Repeat the lines below exactly as they appear, but leave out the images.
-- Begin Supplied information --
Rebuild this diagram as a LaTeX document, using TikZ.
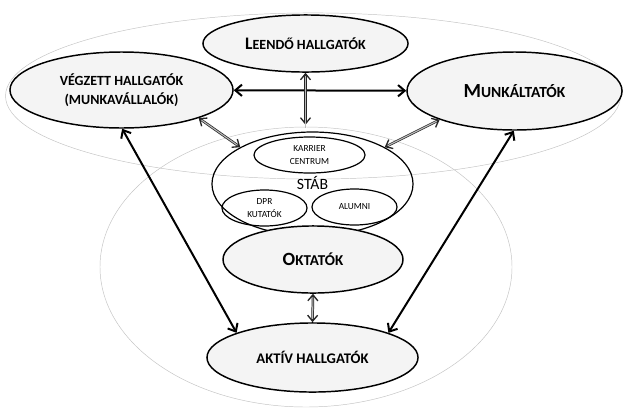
\documentclass[tikz,border=0pt]{standalone}
\usepackage{fontspec}
\setmainfont{Carlito}
\usetikzlibrary{arrows.meta,shapes}
\definecolor{bubble}{RGB}{244,244,244}
\definecolor{ring}{RGB}{195,195,195}

\begin{document}
\begin{tikzpicture}[x=0.75pt,y=-0.75pt,
                    group/.style={draw=ring,line width=0.35pt},
                    actor/.style={ellipse,draw,line width=1.1pt,fill=bubble,inner sep=0pt,align=center,
                                  font=\bfseries\fontsize{10.5}{14}\selectfont},
                    unit/.style={ellipse,draw,line width=0.9pt,inner sep=0pt,align=center,
                                 font=\fontsize{7}{9.5}\selectfont},
                    link/.style={{Straight Barb[length=5pt,width=8.5pt]}-{Straight Barb[length=5pt,width=8.5pt]},line width=1.5pt},
                    tie/.style={{Straight Barb[length=4.5pt,width=7.5pt,line width=1pt]}-{Straight Barb[length=4.5pt,width=7.5pt,line width=1pt]},
                                line width=1.9pt,draw=black!85,
                                postaction={draw=gray!55,line width=0.8pt,-,shorten <=2.5pt,shorten >=2.5pt}}]

    \useasboundingbox (0,0) rectangle (623,408);

    \draw[group] (313,96) ellipse [x radius=230.6pt, y radius=62.3pt];
    \draw[group] (306,267) ellipse [x radius=154.5pt, y radius=105pt];

    \node[unit,minimum width=150.8pt,minimum height=78pt] (stab) at (312.5,184) {};
    \node (stabtext) at (312.5,183) {\fontsize{11.8}{14}\selectfont STÁB};
    \node[unit,minimum width=83.3pt,minimum height=27pt] (karrier) at (309.5,155) {KARRIER\\CENTRUM};
    \node[unit,minimum width=63.8pt,minimum height=27pt] (dpr) at (264.5,208) {DPR\\KUTATÓK};
    \node[unit,minimum width=63.8pt,minimum height=27pt] (alumni) at (354.5,207) {ALUMNI};

    \node[actor,minimum width=153.8pt,minimum height=42.8pt] (leendo) at (305.5,43.5)
        {{\fontsize{13.2}{15}\selectfont L}EENDŐ HALLGATÓK};
    \node[actor,minimum width=167.3pt,minimum height=57pt] (vegzett) at (121.5,90)
        {VÉGZETT HALLGATÓK\\(MUNKAVÁLLALÓK)};
    \node[actor,minimum width=161.3pt,minimum height=58.5pt,font=\bfseries\fontsize{11.6}{14}\selectfont] (munka) at (514.5,91)
        {{\fontsize{15}{17}\selectfont M}UNKÁLTATÓK};
    \node[actor,minimum width=135pt,minimum height=50.3pt,font=\bfseries\fontsize{11.3}{14}\selectfont] (oktatok) at (313,259.5)
        {{\fontsize{14}{16}\selectfont O}KTATÓK};
    \node[actor,minimum width=158.3pt,minimum height=51.8pt,font=\bfseries\fontsize{11}{14}\selectfont] (aktiv) at (312.5,357.5)
        {AKTÍV HALLGATÓK};

    \draw[link] (vegzett) -- (munka);
    \draw[link] (vegzett.-89) -- (aktiv.162);
    \draw[link] (munka.-91) -- (aktiv.18);
    \draw[tie,shorten >=5pt] (leendo.south) -- (leendo.south |- stab.north);
    \draw[tie] (vegzett.-20) -- (stab.153);
    \draw[tie] (munka.201) -- (stab.27);
    \draw[tie] (oktatok.south) -- (aktiv.north);
\end{tikzpicture}
\end{document}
-- End Supplied information --
◆ Solution for this exercise
Rebuild this diagram as a LaTeX document, using TikZ.
\documentclass[tikz,border=0pt]{standalone}
\usepackage{fontspec}
\setmainfont{Carlito}
\usetikzlibrary{arrows.meta,shapes}
\definecolor{bubble}{RGB}{244,244,244}
\definecolor{ring}{RGB}{195,195,195}

\begin{document}
\begin{tikzpicture}[x=0.75pt,y=-0.75pt,
                    group/.style={draw=ring,line width=0.35pt},
                    actor/.style={ellipse,draw,line width=1.1pt,fill=bubble,inner sep=0pt,align=center,
                                  font=\bfseries\fontsize{10.5}{14}\selectfont},
                    unit/.style={ellipse,draw,line width=0.9pt,inner sep=0pt,align=center,
                                 font=\fontsize{7}{9.5}\selectfont},
                    link/.style={{Straight Barb[length=5pt,width=8.5pt]}-{Straight Barb[length=5pt,width=8.5pt]},line width=1.5pt},
                    tie/.style={{Straight Barb[length=4.5pt,width=7.5pt,line width=1pt]}-{Straight Barb[length=4.5pt,width=7.5pt,line width=1pt]},
                                line width=1.9pt,draw=black!85,
                                postaction={draw=gray!55,line width=0.8pt,-,shorten <=2.5pt,shorten >=2.5pt}}]

    \useasboundingbox (0,0) rectangle (623,408);

    \draw[group] (313,96) ellipse [x radius=230.6pt, y radius=62.3pt];
    \draw[group] (306,267) ellipse [x radius=154.5pt, y radius=105pt];

    \node[unit,minimum width=150.8pt,minimum height=78pt] (stab) at (312.5,184) {};
    \node (stabtext) at (312.5,183) {\fontsize{11.8}{14}\selectfont STÁB};
    \node[unit,minimum width=83.3pt,minimum height=27pt] (karrier) at (309.5,155) {KARRIER\\CENTRUM};
    \node[unit,minimum width=63.8pt,minimum height=27pt] (dpr) at (264.5,208) {DPR\\KUTATÓK};
    \node[unit,minimum width=63.8pt,minimum height=27pt] (alumni) at (354.5,207) {ALUMNI};

    \node[actor,minimum width=153.8pt,minimum height=42.8pt] (leendo) at (305.5,43.5)
        {{\fontsize{13.2}{15}\selectfont L}EENDŐ HALLGATÓK};
    \node[actor,minimum width=167.3pt,minimum height=57pt] (vegzett) at (121.5,90)
        {VÉGZETT HALLGATÓK\\(MUNKAVÁLLALÓK)};
    \node[actor,minimum width=161.3pt,minimum height=58.5pt,font=\bfseries\fontsize{11.6}{14}\selectfont] (munka) at (514.5,91)
        {{\fontsize{15}{17}\selectfont M}UNKÁLTATÓK};
    \node[actor,minimum width=135pt,minimum height=50.3pt,font=\bfseries\fontsize{11.3}{14}\selectfont] (oktatok) at (313,259.5)
        {{\fontsize{14}{16}\selectfont O}KTATÓK};
    \node[actor,minimum width=158.3pt,minimum height=51.8pt,font=\bfseries\fontsize{11}{14}\selectfont] (aktiv) at (312.5,357.5)
        {AKTÍV HALLGATÓK};

    \draw[link] (vegzett) -- (munka);
    \draw[link] (vegzett.-89) -- (aktiv.162);
    \draw[link] (munka.-91) -- (aktiv.18);
    \draw[tie,shorten >=5pt] (leendo.south) -- (leendo.south |- stab.north);
    \draw[tie] (vegzett.-20) -- (stab.153);
    \draw[tie] (munka.201) -- (stab.27);
    \draw[tie] (oktatok.south) -- (aktiv.north);
\end{tikzpicture}
\end{document}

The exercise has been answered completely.